What to produce
Output nothing but the lines from the one with "Rebuild this chart" through the one with "plt.rcParams['font.family'] = ['Liberation", including both. Leave the pictures out of the copy.

** Start **

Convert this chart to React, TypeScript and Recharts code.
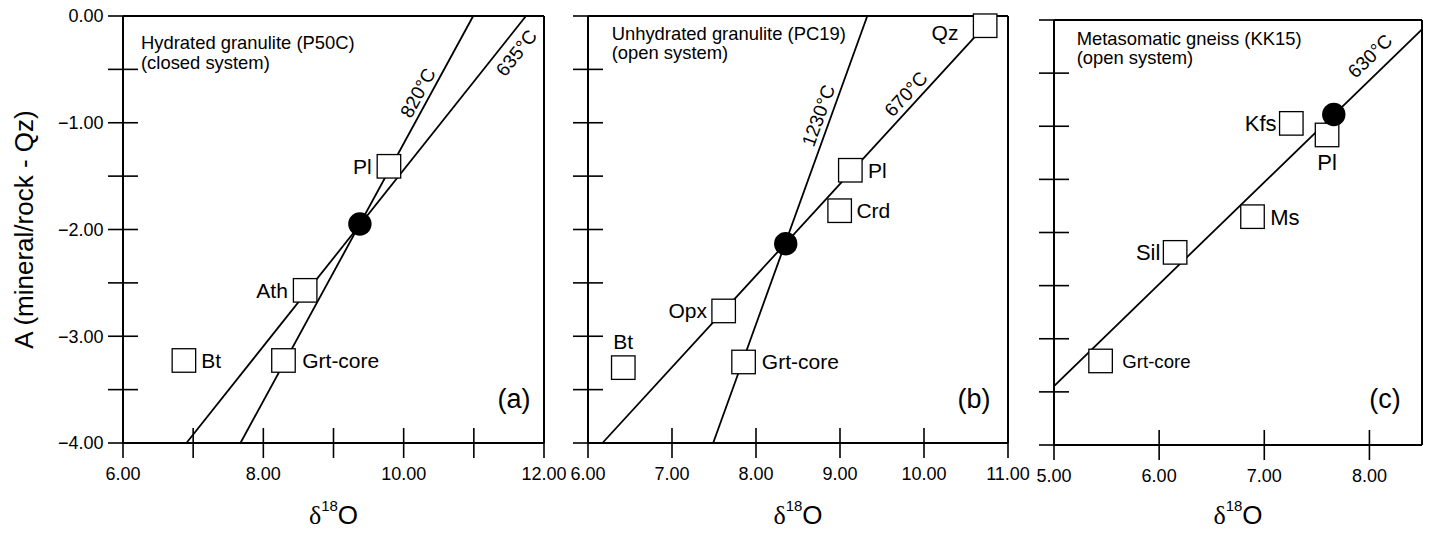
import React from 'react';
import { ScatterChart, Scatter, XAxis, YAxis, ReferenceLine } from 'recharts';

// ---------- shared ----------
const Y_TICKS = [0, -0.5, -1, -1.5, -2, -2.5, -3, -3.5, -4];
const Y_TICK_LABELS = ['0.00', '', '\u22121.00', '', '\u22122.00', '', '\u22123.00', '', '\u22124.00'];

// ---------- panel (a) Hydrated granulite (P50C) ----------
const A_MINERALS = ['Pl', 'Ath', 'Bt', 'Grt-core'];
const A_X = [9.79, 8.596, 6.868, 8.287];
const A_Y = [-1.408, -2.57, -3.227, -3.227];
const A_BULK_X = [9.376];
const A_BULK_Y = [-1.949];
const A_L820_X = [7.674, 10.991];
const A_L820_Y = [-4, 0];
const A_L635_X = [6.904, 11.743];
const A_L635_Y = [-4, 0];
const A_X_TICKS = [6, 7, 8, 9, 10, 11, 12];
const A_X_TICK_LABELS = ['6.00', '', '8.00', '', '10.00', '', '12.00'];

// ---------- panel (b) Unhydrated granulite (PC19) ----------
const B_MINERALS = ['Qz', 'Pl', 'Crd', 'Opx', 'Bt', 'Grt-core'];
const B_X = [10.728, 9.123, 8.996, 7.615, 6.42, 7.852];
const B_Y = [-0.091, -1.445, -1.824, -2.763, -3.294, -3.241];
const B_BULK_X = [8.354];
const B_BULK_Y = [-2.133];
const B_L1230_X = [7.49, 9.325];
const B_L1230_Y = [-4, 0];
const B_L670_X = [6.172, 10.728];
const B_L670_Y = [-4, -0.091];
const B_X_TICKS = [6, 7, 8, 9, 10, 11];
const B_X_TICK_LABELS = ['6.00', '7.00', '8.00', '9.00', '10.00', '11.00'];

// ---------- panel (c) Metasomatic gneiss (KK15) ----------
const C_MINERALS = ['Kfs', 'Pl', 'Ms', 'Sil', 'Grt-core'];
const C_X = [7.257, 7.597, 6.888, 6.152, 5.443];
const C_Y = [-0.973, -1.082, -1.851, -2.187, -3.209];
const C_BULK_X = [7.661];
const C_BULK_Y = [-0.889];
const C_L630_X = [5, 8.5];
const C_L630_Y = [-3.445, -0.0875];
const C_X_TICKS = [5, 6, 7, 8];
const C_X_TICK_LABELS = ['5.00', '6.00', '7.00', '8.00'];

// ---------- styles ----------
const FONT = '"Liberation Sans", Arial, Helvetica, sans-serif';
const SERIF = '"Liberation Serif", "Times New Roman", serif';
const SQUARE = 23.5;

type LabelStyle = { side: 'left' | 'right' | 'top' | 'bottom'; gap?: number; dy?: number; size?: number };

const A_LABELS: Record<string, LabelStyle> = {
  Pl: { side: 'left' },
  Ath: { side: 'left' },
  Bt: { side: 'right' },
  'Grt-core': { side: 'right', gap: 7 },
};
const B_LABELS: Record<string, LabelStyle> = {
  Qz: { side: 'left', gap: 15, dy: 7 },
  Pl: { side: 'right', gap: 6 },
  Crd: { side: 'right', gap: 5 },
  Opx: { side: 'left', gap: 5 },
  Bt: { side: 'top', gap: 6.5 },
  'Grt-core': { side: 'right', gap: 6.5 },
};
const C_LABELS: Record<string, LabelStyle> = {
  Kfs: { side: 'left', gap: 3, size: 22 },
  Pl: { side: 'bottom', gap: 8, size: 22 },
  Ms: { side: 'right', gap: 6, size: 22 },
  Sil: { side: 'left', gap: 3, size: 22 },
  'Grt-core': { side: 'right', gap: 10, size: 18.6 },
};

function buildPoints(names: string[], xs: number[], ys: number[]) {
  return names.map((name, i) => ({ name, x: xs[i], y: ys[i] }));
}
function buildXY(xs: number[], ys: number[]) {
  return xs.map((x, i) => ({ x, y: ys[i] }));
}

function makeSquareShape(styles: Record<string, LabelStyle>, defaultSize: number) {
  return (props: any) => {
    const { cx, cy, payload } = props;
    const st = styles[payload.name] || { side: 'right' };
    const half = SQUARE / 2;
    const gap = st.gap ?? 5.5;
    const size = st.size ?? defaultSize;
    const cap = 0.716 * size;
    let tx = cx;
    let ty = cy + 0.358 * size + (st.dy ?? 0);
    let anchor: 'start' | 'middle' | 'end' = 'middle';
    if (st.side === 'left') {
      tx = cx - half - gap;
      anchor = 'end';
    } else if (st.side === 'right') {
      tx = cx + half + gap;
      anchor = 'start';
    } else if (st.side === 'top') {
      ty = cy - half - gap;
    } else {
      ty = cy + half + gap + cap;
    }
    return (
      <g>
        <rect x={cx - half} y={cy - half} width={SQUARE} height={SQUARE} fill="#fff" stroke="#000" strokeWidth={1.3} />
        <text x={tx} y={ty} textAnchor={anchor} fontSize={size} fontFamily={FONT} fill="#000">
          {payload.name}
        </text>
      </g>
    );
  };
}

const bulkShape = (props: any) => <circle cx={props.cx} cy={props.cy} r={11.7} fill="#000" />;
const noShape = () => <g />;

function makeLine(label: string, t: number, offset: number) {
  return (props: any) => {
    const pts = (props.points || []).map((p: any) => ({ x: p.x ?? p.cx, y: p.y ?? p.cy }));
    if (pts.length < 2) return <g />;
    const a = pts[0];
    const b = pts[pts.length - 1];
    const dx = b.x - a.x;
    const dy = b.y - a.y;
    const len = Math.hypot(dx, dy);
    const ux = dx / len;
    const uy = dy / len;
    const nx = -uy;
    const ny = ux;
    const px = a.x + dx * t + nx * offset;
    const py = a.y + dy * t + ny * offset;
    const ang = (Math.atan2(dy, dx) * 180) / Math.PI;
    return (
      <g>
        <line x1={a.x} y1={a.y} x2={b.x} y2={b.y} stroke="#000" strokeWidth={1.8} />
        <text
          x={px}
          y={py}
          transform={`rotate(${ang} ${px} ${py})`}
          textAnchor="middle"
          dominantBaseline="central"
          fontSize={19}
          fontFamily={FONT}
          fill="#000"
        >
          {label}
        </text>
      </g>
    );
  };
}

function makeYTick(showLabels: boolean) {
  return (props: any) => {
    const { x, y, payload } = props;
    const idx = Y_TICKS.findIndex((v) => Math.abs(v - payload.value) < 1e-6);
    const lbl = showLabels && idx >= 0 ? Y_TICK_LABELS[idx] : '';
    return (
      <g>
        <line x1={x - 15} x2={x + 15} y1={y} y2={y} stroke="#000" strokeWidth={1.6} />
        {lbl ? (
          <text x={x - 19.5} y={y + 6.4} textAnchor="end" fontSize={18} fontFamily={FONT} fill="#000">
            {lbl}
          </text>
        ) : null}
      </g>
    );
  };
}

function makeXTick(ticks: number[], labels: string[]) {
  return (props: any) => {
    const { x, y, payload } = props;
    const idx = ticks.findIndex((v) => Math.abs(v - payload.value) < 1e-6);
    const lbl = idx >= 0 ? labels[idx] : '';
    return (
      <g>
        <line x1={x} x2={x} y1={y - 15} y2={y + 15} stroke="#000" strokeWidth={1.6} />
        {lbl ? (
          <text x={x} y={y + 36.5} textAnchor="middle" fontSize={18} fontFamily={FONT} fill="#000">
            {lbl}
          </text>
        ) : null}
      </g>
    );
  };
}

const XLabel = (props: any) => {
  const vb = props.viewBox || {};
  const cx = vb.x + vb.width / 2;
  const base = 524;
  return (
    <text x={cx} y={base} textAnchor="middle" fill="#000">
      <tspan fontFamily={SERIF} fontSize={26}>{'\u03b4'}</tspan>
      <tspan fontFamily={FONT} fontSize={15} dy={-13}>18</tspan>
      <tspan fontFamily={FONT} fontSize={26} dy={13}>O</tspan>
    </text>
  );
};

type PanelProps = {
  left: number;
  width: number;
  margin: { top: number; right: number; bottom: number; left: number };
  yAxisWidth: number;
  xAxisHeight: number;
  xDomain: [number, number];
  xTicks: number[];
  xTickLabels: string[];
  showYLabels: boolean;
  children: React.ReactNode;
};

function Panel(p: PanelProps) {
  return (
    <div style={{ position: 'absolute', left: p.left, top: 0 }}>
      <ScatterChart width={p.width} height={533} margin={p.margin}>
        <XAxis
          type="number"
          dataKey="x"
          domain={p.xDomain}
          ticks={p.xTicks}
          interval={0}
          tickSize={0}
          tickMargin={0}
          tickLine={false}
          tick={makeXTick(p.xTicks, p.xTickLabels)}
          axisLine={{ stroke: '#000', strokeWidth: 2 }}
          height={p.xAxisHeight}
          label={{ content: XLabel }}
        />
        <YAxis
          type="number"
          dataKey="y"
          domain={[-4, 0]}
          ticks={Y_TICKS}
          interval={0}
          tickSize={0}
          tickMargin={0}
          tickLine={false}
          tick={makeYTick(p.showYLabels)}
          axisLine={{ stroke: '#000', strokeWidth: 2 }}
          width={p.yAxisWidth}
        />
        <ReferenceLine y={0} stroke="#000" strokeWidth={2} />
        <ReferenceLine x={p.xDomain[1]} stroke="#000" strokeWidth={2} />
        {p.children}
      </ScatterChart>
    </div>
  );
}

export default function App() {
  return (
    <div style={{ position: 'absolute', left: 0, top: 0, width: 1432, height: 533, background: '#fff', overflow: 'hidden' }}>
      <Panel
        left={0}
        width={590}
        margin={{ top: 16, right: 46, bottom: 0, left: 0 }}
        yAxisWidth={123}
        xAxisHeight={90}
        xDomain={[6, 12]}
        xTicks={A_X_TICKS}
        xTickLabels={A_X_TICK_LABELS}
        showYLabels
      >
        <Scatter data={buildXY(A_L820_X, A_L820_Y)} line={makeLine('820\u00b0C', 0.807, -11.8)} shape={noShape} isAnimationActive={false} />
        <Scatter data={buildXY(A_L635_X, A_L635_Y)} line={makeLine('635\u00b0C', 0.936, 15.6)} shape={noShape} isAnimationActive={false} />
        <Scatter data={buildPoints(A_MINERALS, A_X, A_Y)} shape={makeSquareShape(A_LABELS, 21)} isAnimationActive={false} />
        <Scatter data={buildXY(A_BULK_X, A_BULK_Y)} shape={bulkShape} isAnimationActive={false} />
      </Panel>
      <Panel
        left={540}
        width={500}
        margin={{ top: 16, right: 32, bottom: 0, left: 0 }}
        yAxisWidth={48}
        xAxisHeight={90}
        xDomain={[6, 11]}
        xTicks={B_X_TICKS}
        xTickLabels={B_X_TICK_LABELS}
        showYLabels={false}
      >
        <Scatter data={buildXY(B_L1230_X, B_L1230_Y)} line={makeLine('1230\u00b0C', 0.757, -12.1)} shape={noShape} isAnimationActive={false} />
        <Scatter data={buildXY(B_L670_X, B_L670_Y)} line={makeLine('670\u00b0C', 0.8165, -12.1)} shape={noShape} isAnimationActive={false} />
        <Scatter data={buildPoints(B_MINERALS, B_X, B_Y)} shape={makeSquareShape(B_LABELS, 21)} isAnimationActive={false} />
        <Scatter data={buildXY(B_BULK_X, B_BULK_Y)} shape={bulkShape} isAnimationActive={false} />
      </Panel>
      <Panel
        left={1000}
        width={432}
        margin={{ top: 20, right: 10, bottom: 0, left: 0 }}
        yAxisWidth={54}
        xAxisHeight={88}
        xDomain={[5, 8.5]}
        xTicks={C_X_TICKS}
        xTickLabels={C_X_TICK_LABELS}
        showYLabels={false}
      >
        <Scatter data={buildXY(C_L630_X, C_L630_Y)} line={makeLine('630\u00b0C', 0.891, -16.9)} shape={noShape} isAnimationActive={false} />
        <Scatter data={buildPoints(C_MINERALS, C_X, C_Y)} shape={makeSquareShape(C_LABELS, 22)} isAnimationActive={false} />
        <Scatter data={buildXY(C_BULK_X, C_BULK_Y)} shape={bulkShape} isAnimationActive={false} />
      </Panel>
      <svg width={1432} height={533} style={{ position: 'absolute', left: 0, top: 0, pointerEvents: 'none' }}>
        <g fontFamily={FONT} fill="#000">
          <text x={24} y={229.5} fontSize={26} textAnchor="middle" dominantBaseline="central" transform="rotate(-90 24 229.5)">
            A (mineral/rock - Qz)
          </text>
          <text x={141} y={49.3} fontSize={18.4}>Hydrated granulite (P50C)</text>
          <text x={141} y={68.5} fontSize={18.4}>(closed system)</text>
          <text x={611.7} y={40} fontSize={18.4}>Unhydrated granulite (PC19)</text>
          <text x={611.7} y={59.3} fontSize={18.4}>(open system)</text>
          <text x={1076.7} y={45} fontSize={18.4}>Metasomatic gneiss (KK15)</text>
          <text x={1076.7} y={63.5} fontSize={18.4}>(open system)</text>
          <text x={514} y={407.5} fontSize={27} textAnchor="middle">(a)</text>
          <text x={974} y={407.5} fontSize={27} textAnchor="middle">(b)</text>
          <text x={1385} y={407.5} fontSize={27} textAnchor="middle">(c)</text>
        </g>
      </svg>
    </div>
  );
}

** End **
** Start **

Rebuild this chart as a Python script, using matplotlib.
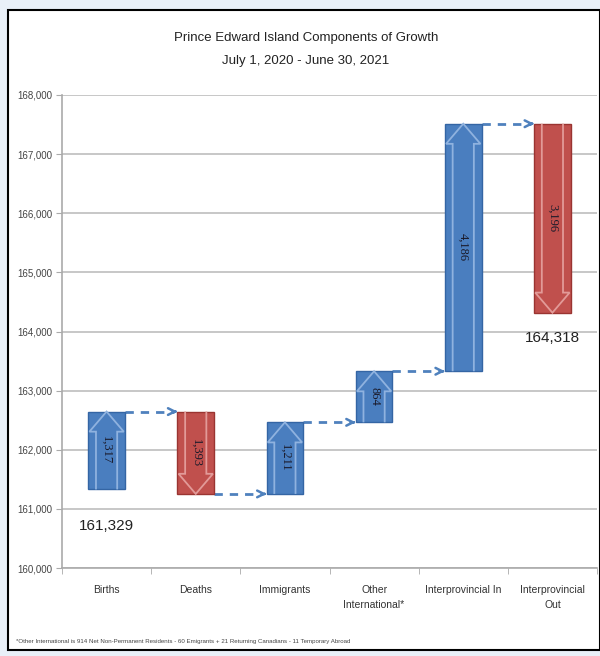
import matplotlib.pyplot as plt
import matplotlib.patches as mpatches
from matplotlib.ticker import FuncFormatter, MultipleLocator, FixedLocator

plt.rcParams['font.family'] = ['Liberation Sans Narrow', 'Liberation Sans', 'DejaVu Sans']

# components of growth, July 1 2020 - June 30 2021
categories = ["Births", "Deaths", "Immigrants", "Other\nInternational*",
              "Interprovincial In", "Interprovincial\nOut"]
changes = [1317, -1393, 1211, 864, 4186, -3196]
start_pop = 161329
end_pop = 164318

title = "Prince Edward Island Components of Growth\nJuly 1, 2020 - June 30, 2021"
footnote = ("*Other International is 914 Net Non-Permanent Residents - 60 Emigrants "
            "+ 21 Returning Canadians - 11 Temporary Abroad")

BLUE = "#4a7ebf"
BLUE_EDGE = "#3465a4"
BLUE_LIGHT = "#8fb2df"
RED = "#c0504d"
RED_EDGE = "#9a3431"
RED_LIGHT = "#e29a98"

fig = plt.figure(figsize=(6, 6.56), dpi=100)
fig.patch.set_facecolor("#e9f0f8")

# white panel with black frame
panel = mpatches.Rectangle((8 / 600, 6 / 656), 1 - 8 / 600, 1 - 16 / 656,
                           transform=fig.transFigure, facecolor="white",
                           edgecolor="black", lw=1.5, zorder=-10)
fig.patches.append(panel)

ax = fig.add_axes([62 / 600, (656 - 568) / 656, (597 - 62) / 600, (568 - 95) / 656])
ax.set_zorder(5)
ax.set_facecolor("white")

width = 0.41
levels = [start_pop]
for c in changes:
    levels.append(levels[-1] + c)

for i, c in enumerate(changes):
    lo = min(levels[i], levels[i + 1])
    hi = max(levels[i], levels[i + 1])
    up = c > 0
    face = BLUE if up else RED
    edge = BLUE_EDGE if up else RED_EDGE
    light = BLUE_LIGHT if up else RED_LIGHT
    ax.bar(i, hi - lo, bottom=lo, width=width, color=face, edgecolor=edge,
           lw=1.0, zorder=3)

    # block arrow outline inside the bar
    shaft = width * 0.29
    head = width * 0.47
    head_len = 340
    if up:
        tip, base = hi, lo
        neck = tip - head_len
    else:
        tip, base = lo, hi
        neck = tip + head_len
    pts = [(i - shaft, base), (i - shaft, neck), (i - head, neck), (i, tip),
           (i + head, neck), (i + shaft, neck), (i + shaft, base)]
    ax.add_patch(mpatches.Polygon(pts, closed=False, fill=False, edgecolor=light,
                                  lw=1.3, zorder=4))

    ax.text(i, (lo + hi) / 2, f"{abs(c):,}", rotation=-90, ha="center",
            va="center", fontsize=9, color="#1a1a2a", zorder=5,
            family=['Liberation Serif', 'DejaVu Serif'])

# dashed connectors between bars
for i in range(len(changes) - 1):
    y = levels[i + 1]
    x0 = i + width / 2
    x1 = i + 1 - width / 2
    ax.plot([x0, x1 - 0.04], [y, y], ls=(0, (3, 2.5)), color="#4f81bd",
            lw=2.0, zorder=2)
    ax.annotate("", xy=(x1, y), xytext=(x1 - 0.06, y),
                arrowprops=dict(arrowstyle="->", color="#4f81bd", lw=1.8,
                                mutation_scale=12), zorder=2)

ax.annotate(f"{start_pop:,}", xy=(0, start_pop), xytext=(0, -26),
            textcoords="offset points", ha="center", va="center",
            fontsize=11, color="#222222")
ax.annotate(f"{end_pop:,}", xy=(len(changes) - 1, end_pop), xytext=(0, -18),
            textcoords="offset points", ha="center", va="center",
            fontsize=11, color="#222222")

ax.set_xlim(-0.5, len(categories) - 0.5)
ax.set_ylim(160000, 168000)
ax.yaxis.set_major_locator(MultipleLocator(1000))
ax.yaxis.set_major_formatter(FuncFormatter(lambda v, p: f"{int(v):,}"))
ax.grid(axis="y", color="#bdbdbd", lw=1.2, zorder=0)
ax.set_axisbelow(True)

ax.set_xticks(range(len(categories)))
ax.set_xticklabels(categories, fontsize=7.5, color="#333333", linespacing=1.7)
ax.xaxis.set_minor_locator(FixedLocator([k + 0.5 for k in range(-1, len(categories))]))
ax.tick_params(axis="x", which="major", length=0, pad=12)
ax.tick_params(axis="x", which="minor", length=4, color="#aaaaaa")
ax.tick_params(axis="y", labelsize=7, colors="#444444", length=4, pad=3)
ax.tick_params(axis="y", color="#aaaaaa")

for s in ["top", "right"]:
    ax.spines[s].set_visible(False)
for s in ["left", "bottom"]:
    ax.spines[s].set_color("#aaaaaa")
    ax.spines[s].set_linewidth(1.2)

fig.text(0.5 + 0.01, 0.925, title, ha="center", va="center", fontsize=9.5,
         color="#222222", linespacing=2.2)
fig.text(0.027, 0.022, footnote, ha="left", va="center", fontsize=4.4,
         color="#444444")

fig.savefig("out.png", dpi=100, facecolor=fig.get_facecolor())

** End **

Full response
Rebuild this chart as a Python script, using matplotlib.
import matplotlib.pyplot as plt
import matplotlib.patches as mpatches
from matplotlib.ticker import FuncFormatter, MultipleLocator, FixedLocator

plt.rcParams['font.family'] = ['Liberation Sans Narrow', 'Liberation Sans', 'DejaVu Sans']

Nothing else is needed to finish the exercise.